9. Can rule-based systems and machine learning work together?

Yes. Mature systems combine both.

Rules enforce known constraints and safety limits, while machine learning handles uncertainty within those boundaries. This hybrid approach is common in enterprise environments.

10. How often should production ML models be retrained?

Models should be retrained based on evidence, not fixed schedules.

Drift signals, outcome feedback, and performance degradation should trigger retraining decisions rather than arbitrary timelines.

11. Why is monitoring not enough without retraining strategies?

Monitoring only identifies problems.

Without defined retraining and response mechanisms, models continue operating on outdated assumptions, leading to gradual but persistent system failure.

12. What role do humans play in production ML systems?

Human authority remains essential in high-impact, low-confidence, or edge-case decisions.

Human-in-the-loop design ensures accountability, regulatory compliance, and ethical responsibility in production ML systems.

13. Who should own Machine Learning in Production systems?

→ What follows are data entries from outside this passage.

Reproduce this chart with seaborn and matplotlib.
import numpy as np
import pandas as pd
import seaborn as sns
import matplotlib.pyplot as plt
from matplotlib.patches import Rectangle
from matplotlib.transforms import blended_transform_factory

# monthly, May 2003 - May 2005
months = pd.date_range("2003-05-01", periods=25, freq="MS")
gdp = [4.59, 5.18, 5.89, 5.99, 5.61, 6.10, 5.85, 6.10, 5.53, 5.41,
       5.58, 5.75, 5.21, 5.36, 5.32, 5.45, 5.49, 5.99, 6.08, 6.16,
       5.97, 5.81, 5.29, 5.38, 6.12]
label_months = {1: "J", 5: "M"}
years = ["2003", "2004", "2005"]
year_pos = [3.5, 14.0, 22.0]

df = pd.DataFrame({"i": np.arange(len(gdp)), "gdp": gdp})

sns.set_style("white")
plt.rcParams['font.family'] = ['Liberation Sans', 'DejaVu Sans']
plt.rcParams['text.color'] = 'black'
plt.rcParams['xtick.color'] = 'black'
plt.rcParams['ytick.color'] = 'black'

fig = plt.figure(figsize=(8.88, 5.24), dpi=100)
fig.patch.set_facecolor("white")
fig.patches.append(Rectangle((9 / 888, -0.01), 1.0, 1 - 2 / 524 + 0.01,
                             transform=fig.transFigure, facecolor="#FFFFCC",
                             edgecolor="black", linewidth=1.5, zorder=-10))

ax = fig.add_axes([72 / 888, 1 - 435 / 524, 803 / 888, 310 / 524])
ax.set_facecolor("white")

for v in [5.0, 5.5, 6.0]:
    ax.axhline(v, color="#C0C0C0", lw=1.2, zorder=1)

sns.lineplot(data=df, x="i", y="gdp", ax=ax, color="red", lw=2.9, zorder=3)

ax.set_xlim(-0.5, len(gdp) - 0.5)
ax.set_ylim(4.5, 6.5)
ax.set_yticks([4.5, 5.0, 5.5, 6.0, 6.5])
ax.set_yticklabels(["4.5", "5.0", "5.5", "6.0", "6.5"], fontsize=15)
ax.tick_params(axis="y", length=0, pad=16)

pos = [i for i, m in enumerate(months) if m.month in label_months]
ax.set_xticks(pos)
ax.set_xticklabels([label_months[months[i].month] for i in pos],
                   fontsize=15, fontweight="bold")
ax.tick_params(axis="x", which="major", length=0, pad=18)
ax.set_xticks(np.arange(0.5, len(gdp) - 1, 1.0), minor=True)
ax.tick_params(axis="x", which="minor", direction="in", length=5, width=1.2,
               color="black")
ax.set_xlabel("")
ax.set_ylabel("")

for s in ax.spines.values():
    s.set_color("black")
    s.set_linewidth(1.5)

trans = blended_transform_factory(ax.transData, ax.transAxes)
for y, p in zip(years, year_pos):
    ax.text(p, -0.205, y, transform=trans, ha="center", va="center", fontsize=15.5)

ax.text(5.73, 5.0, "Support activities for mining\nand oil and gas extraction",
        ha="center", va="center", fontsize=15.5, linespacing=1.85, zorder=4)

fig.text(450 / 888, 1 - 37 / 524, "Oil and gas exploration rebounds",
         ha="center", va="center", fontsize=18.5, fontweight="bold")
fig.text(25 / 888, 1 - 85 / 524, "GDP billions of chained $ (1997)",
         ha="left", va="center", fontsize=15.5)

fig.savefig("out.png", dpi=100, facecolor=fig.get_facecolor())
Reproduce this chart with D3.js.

Ownership must be explicit and distributed across roles:

Data quality → Data engineering
Model behavior → ML engineering
Decision impact → Business stakeholders
Governance → Risk and compliance teams

Clear ownership prevents accountability gaps.

14. Is explainability mandatory for enterprise ML systems?

In many industries, yes.

Explainability supports audits, regulatory reviews, incident investigations, and trust among stakeholders, making it increasingly mandatory in production deployments.

15. What is the future of Machine Learning in Production?

The future of Machine Learning in Production is validation-first and governance-driven.

Models will increasingly act as decision-support systems integrated with deterministic engineering workflows, prioritizing safety, auditability, and long-term reliability over raw performance.